3. 1980 Tucson Open, Tucson, Arizona.
4. 1981 Canadian Open, Windsor, Ontario.
5. 1984 Indianapolis Open, Indianapolis, Indiana.
6. 1984 Brunswick Memorial World Open, Glendale Heights, Illinois.
7. 1985 AC-Delco Classic, Union City, California.
8. 1985 PBA National Championship, Toledo, Ohio.
9. 1985 Old Spice Classic, Garden City, New York.
10. 1985 Denver Open, Denver, Colorado.
11. 1985 Showboat Doubles Classic w/Steve Cook, Las Vegas, Nevada.
12. 1985 Brunswick Memorial World Open, Glendale Heights, Illinois.
13. 1986 Showboat Doubles Classic w/Steve Cook, Las Vegas, Nevada.
14. 1988 Miller Lite Open, North Olmsted, Ohio.
15. 1989 Showboat Atlantic City Open, Atlantic City, New Jersey.
16. 1989 Budweiser Open, North Olmsted, Ohio.

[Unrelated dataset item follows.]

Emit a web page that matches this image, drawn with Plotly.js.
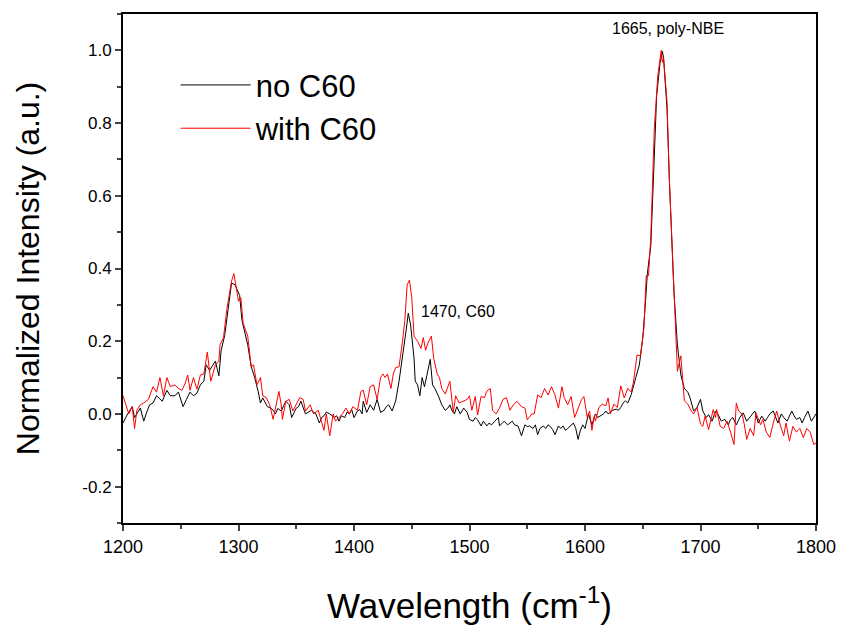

17. 1989 U.S. Open, Edmond, Oklahoma.
18. 1989 Showboat Doubles Classic w/Steve Cook, Las Vegas, Nevada.
19. 1989 ABC Masters, Wichita, Kansas.
20. 1990 Greater Hartford Open, Windsor Locks, Connecticut.
21. 1992 Green Bay Classic, Green Bay, Wisconsin.
22. 1993 Showboat Invitational, Las Vegas, Nevada.
23. 1993 Wichita Open, Wichita, Kansas.
24. 1995 PBA Tournament of Champions, Lake Zurich, Illinois.
25. 1995 ABC Masters, Reno, Nevada.
26. 1996 Greater Baltimore Open, Baltimore, Maryland.
27. 1996 Touring Players Championship, Harmarville, Pennsylvania.
28. 1998 ABC Masters, Reno, Nevada.
29. 2001-02 Silicon Valley Open, Daly City, California.

==Personal==
Aulby continues to live in the Indianapolis area. He currently owns two ice skating rinks in Carmel, IN, and a bowling alley (Mike Aulby's Arrowhead Bowl) in Lafayette, IN.

In the 2025 PBA Tour season, a tour stop was named in Aulby's honor: The PBA Mike Aulby Nevada Classic. The lanes featured the Mike Aulby 39 (39 feet in length) oil pattern, which debuted in the 2023 PBA Tour season.